Больше, чем игра | страница 31



Среди многих имен, занесенных в картотеку, было одно, особенно привлекавшее внимание Копаева — Ерофеев Виктор Борисович, тренер секции фехтования при спорткомплексе моторного завода. С некоторых пор тренер Ерофеев учил управляться со шпагой любого, кто имел для этого желание и средства. И Копаев пошел в ученики к учителю фехтования; он рассчитывал, что позанимается у Ерофеева немножко, вызовет как-нибудь на душевный разговор и быстренько выяснит все, что нужно.

Не тут-то было.

Ерофеев оказался несловоохотливым собеседником и строгим учителем. По поводу тайных меченосцев Копаеву ничего выведать не удалось, разве только то, что некоторые из проходящих в артотеке по списку жертв наведывались к Ерофееву брать уроки, но долго не выдерживали (наверное, потому и погибли). А Копаев фехтованем увлекся и научился довольно сносно владеть шпагой. Кажется, именно тогда у него возникла мысль о присоединении к одной из наиболее влиятельных групп тайных меченосцев, членами коей являлись некоторые очень значительные и влиятельные в городе люди. (Копаев подозревал, что даже уважаемый мэр Вершинин имеет к этому самое непосредственное отношение.) С наставником Ерофеевым Копаев говорить на эту тему не решился. Оставался еще один человек, более-менее знакомый, на которого Копаев и пытался воздействовать, — старший эксперт-криминалист Воронин. Насчет Воронина Копаев был почти уверен, но только почти, и поэтому он остерегался говорить в открытую, только намеками. Воронин же как будто не понимал, о чем идет речь, или просто старательно делал вид, что не понимает. Это продолжалось уже довольно долго, но Копаев был терпелив, он умел добиваться своего.

Знал бы он, чего добивается!..

5

Дворжецкий ждал. Он стоял на улице, небрежно облокотившись на кирпичную, нештукатуренную и некрашенную стену морга и смолил свой любимый Беломорканал.

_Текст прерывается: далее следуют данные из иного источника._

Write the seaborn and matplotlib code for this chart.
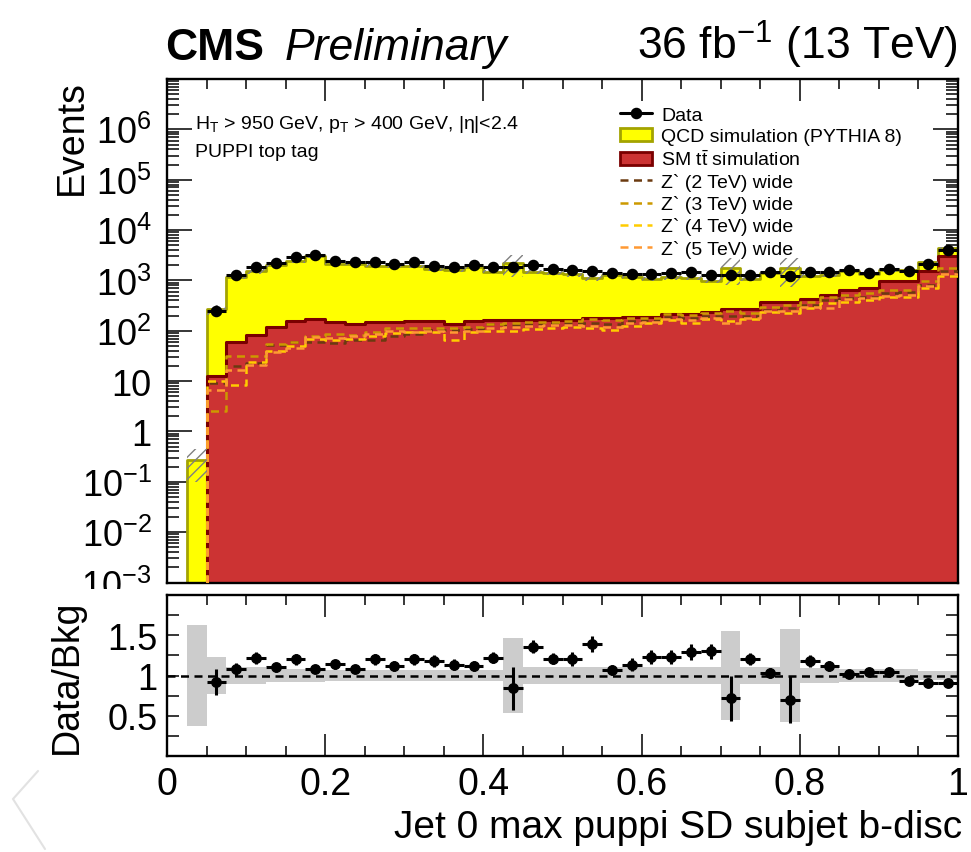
import numpy as np
import pandas as pd
import matplotlib
matplotlib.use("Agg")
import matplotlib.pyplot as plt
import seaborn as sns
from matplotlib.lines import Line2D
from matplotlib.patches import Patch, Rectangle
from matplotlib.ticker import (FixedLocator, MultipleLocator, FuncFormatter,
                               LogLocator, NullFormatter)

# ---------------- binning: 40 bins of 0.025 in the subjet b-discriminant
bin_edges = np.linspace(0.0, 1.0, 41)

# ---------------- event counts per bin
data_counts = [0, 0, 245, 1260, 1840, 2210, 2900, 3230, 2400, 2300,
               2350, 2150, 2300, 1950, 1820, 2020, 1820, 1820, 2000, 1700,
               1590, 1520, 1380, 1335, 1335, 1415, 1440, 1275, 1285, 1285,
               1440, 1235, 1440, 1440, 1600, 1380, 1680, 1520, 2110, 4080]

qcd_counts = [0, 0.27, 254, 1106, 1426, 1892, 2260, 2819, 1957, 1995,
              1810, 1772, 1760, 1498, 1467, 1649, 1330, 2002, 1306, 1240,
              1155, 916, 1112, 990, 899, 937, 903, 746, 1515, 796,
              1028, 1394, 794, 771, 924, 617, 660, 674, 809, 1484]

ttbar_counts = [0, 0, 12.6, 61, 82, 117, 157, 172, 148, 135,
                148, 148, 157, 155, 137, 155, 162, 165, 165, 165,
                165, 178, 178, 186, 186, 213, 213, 235, 270, 270,
                370, 370, 426, 515, 645, 710, 955, 960, 1510, 3000]

zp2_counts = [0, 0, 9, 20, 23, 52, 61, 61, 56, 66,
              66, 80, 85, 104, 104, 110, 135, 130, 135, 140,
              140, 141, 135, 158, 164, 186, 178, 193, 193, 193,
              255, 280, 330, 405, 450, 470, 560, 600, 820, 1510]
zp3_counts = [0, 0, 2.5, 31, 32, 54, 61, 77, 85, 83,
              96, 112, 115, 112, 115, 120, 135, 141, 150, 150,
              155, 170, 164, 178, 178, 213, 207, 222, 245, 222,
              300, 330, 380, 470, 520, 560, 645, 645, 955, 1760]
zp4_counts = [0, 0, 10, 8.5, 24, 40, 50, 70, 66, 70,
              80, 92, 95, 96, 66, 95, 100, 100, 110, 115,
              120, 112, 103, 127, 141, 164, 141, 172, 158, 170,
              235, 222, 280, 355, 380, 405, 460, 470, 710, 1200]
zp5_counts = [0, 0, 6.8, 16.6, 21, 37, 46, 75, 73, 78,
              85, 100, 96, 100, 95, 100, 115, 120, 125, 128,
              130, 127, 120, 140, 150, 175, 160, 180, 141, 180,
              250, 250, 300, 280, 420, 440, 500, 520, 780, 1350]

# relative MC statistical uncertainty of the background sum
mc_rel_unc = [0, 0.63, 0.23, 0.10, 0.10, 0.08, 0.08, 0.08, 0.07, 0.07,
              0.07, 0.07, 0.07, 0.07, 0.07, 0.07, 0.07, 0.46, 0.10, 0.10,
              0.10, 0.10, 0.10, 0.10, 0.10, 0.10, 0.10, 0.10, 0.55, 0.10,
              0.10, 0.58, 0.09, 0.09, 0.075, 0.075, 0.075, 0.075, 0.05, 0.05]

# uncertainty on the data/background ratio
ratio_err = [0, 0, 0.16, 0.08, 0.076, 0.057, 0.065, 0.05, 0.055, 0.05,
             0.07, 0.064, 0.068, 0.074, 0.07, 0.064, 0.07, 0.27, 0.078, 0.07,
             0.082, 0.096, 0.06, 0.082, 0.088, 0.088, 0.096, 0.096, 0.28, 0.074,
             0.06, 0.29, 0.075, 0.06, 0.04, 0.045, 0.045, 0.037, 0.037, 0.037]

signal_labels = ["Z` (2 TeV) wide", "Z` (3 TeV) wide",
                 "Z` (4 TeV) wide", "Z` (5 TeV) wide"]
x_ticks = [0, 0.2, 0.4, 0.6, 0.8, 1.0]
x_tick_labels = ["0", "0.2", "0.4", "0.6", "0.8", "1"]
ratio_ticks = [0.5, 1.0, 1.5]
ratio_tick_labels = ["0.5", "1", "1.5"]

# ---------------- style
QCD_FILL, QCD_EDGE = "#ffff00", "#a3a300"
TT_FILL, TT_EDGE = "#cc3333", "#7a0000"
SIG_COLORS = ["#6b3a10", "#cc9900", "#ffcc00", "#ff9933"]
HATCH_COLOR = "#808080"

sns.set_style("ticks")
plt.rcParams["font.family"] = ["Liberation Sans", "DejaVu Sans"]
plt.rcParams["mathtext.fontset"] = "custom"
plt.rcParams["mathtext.rm"] = "Liberation Sans"
plt.rcParams["mathtext.it"] = "Liberation Sans:italic"
plt.rcParams["mathtext.bf"] = "Liberation Sans:bold"
plt.rcParams["hatch.linewidth"] = 1.0
plt.rcParams["hatch.color"] = HATCH_COLOR
for key in ["text.color", "axes.labelcolor", "xtick.color", "ytick.color",
            "axes.edgecolor"]:
    plt.rcParams[key] = "black"

data = np.array(data_counts, float)
qcd = np.array(qcd_counts, float)
tt = np.array(ttbar_counts, float)
bkg = qcd + tt
unc = np.array(mc_rel_unc, float)
rerr = np.array(ratio_err, float)
centers = 0.5 * (bin_edges[:-1] + bin_edges[1:])
width = np.diff(bin_edges)
bins_list = list(bin_edges)

hist_df = pd.DataFrame({
    "x": centers, "bkg": bkg, "tt": tt,
    "zp2": np.array(zp2_counts, float), "zp3": np.array(zp3_counts, float),
    "zp4": np.array(zp4_counts, float), "zp5": np.array(zp5_counts, float),
})

W, H = 971, 853
fig = plt.figure(figsize=(W / 100, H / 100), dpi=100)


def px_rect(left, top, right, bottom):
    return [left / W, 1 - bottom / H, (right - left) / W, (bottom - top) / H]


ax = fig.add_axes(px_rect(167, 80, 958, 583.5), zorder=0)
axr = fig.add_axes(px_rect(167, 596, 958, 757), zorder=2)

# ---------------- stacked backgrounds
sns.histplot(data=hist_df, x="x", weights="bkg", bins=bins_list, element="step",
             fill=True, color=QCD_FILL, edgecolor=QCD_EDGE, linewidth=2.0,
             alpha=1, ax=ax, zorder=1)
sns.histplot(data=hist_df, x="x", weights="tt", bins=bins_list, element="step",
             fill=True, color=TT_FILL, edgecolor=TT_EDGE, linewidth=2.2,
             alpha=1, ax=ax, zorder=2)

# ---------------- signal templates
for col_name, col in zip(["zp2", "zp3", "zp4", "zp5"], SIG_COLORS):
    sns.histplot(data=hist_df, x="x", weights=col_name, bins=bins_list,
                 element="step", fill=False, color=col, linewidth=1.8,
                 linestyle=(0, (3.2, 2.2)), ax=ax, zorder=3)

# ---------------- MC uncertainty hatch
has_mc = bkg > 0
ax.bar(centers[has_mc], 2 * unc[has_mc] * bkg[has_mc],
       bottom=bkg[has_mc] * (1 - unc[has_mc]), width=width[has_mc],
       fill=False, hatch="///", edgecolor=HATCH_COLOR, linewidth=0, zorder=4)

# ---------------- data
has_data = data > 0
ax.errorbar(centers[has_data], data[has_data], xerr=width[has_data] / 2,
            fmt="o", color="k", ms=7.3, elinewidth=2.2, capsize=0, zorder=6)

ax.set_yscale("log")
ax.set_xlim(0, 1)
ax.set_ylim(1e-3, 1e7)


def log_label(v, pos):
    k = int(round(np.log10(v)))
    if k >= 7 or k < -3:
        return ""
    if k == 0:
        return "1"
    if k == 1:
        return "10"
    return r"$\mathrm{10^{%d}}$" % k


ax.yaxis.set_major_locator(FixedLocator([10.0 ** k for k in range(-3, 8)]))
ax.yaxis.set_minor_locator(LogLocator(base=10, subs=np.arange(2, 10), numticks=20))
ax.yaxis.set_major_formatter(FuncFormatter(log_label))
ax.yaxis.set_minor_formatter(NullFormatter())
ax.xaxis.set_major_locator(FixedLocator(x_ticks))
ax.xaxis.set_minor_locator(MultipleLocator(0.05))
ax.tick_params(axis="both", which="both", direction="in", top=True, right=True,
               width=1.1)
ax.tick_params(axis="x", which="major", length=15.5, labelbottom=False)
ax.tick_params(axis="x", which="minor", length=7.5)
ax.tick_params(axis="y", which="major", length=18, labelsize=26, pad=11)
ax.tick_params(axis="y", which="minor", length=8.5)
ax.set_xlabel("")
ax.set_ylabel("Events", fontsize=27, loc="top")
ax.yaxis.set_label_coords(-0.097, 1.0)
for sp in ax.spines.values():
    sp.set_linewidth(1.7)

ax.text(0.035, 0.9126,
        r"H$_\mathrm{T}$ > 950 GeV, p$_\mathrm{T}$ > 400 GeV, |η|<2.4",
        transform=ax.transAxes, fontsize=14, va="center", ha="left")
ax.text(0.035, 0.857, "PUPPI top tag", transform=ax.transAxes,
        fontsize=14, va="center", ha="left")

handles = [Line2D([], [], color="k", marker="o", ms=7.3, lw=2.2),
           Patch(facecolor=QCD_FILL, edgecolor=QCD_EDGE, lw=2),
           Patch(facecolor=TT_FILL, edgecolor=TT_EDGE, lw=2)]
handles += [Line2D([], [], color=c, lw=1.8, linestyle=(0, (3.2, 2.2)))
            for c in SIG_COLORS]
labels = ["Data", "QCD simulation (PYTHIA 8)",
          r"SM $\mathrm{t\bar{t}}$ simulation"] + signal_labels
ax.legend(handles, labels, loc="upper left", bbox_to_anchor=(0.573, 0.946),
          frameon=False, fontsize=14, borderaxespad=0, borderpad=0,
          handlelength=1.65, handletextpad=0.45, labelspacing=0.21)

# ---------------- ratio panel
ratio = np.where(bkg > 0, data / np.where(bkg > 0, bkg, 1), 0)
axr.bar(centers[has_mc], 2 * unc[has_mc], bottom=1 - unc[has_mc],
        width=width[has_mc], color="#cccccc", linewidth=0, zorder=1)
axr.axhline(1.0, color="k", lw=1.8, linestyle=(0, (3.2, 2.2)), zorder=2)
axr.errorbar(centers[has_data], ratio[has_data], xerr=width[has_data] / 2,
             yerr=rerr[has_data], fmt="o", color="k", ms=6.8, elinewidth=2.2,
             capsize=0, zorder=3)
axr.set_xlim(0, 1)
axr.set_ylim(0, 2)
axr.xaxis.set_major_locator(FixedLocator(x_ticks))
axr.xaxis.set_major_formatter(FuncFormatter(
    lambda v, p: x_tick_labels[x_ticks.index(round(v, 1))] if round(v, 1) in x_ticks else ""))
axr.xaxis.set_minor_locator(MultipleLocator(0.05))
axr.yaxis.set_major_locator(FixedLocator(ratio_ticks))
axr.yaxis.set_major_formatter(FuncFormatter(
    lambda v, p: ratio_tick_labels[ratio_ticks.index(v)] if v in ratio_ticks else ""))
axr.yaxis.set_minor_locator(MultipleLocator(0.25))
axr.tick_params(axis="both", which="both", direction="in", top=True, right=True,
                width=1.1)
axr.tick_params(axis="x", which="major", length=15.5, labelsize=27, pad=7)
axr.tick_params(axis="x", which="minor", length=7.5)
axr.tick_params(axis="y", which="both", length=8.5, labelsize=26, pad=7)
axr.set_xlabel("Jet 0 max puppi SD subjet b-disc", fontsize=28, loc="right")
axr.xaxis.set_label_coords(1.005, -0.33)
axr.set_ylabel("Data/Bkg", fontsize=27)
axr.yaxis.set_label_coords(-0.104, 0.5)
for sp in axr.spines.values():
    sp.set_linewidth(1.7)

# lower pad covers the full canvas width
fig.patches.append(Rectangle((0, 0), 166 / W, 1 - 590 / H, transform=fig.transFigure,
                             facecolor="white", edgecolor="none", zorder=1))

# ---------------- header
fig.text(165 / W, 1 - 60 / H, "CMS", fontsize=32, fontweight="bold",
         va="baseline", ha="left")
fig.text(285 / W, 1 - 60 / H, "Preliminary", fontsize=32, fontstyle="italic",
         va="baseline", ha="left")
fig.text(958 / W, 1 - 60 / H, r"36 fb$^{\mathrm{-1}}$ (13 TeV)", fontsize=32,
         va="baseline", ha="right")

# faint mark in the lower-left margin
fig.lines.append(Line2D([38 / W, 13 / W, 45 / W], [1 - 772 / H, 1 - 800 / H, 1 - 850 / H],
                        transform=fig.transFigure, color="#e2e2e2", lw=1.5))

fig.savefig("out.png", dpi=100)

У него было странное пристрастие к дешевому куреву — как и у значительной части медиков. Но его клиенты не возражали против папирос, им было все равно. Ведь Дворжецкий был не врачом, он был патологоанатомом.

Вечер был тихий, звездный; щербатая рожица Луны улыбалась во всю свою щербатую ширь. Было слышно, как зло зудели голодные комары, но близко не подлетали — видно, папиросный дым их отпугивал. Не все вред от табака, есть и польза.

Дворжецкий докурил папиросу и бросил окурок в урну, посмотрел на светящиеся стрелки часов и недовольно проворчал:

— Опаздывают.

Комары запели ближе, их была целая стая — маленьких кровожадных тварей. Дворжецкий прихлопнул одного, самого нахального, у себя на щеке и совсем уж собрался вернуться в помещение, где никто не кусался, но тут вблизи загудел автомобильный двигатель — знакомый милицейский уазик резво подкатил к дверям морга и остановился правым боком к патологоанатому. Захлопали дверцы, первым к Дворжецкому подошел Воронин.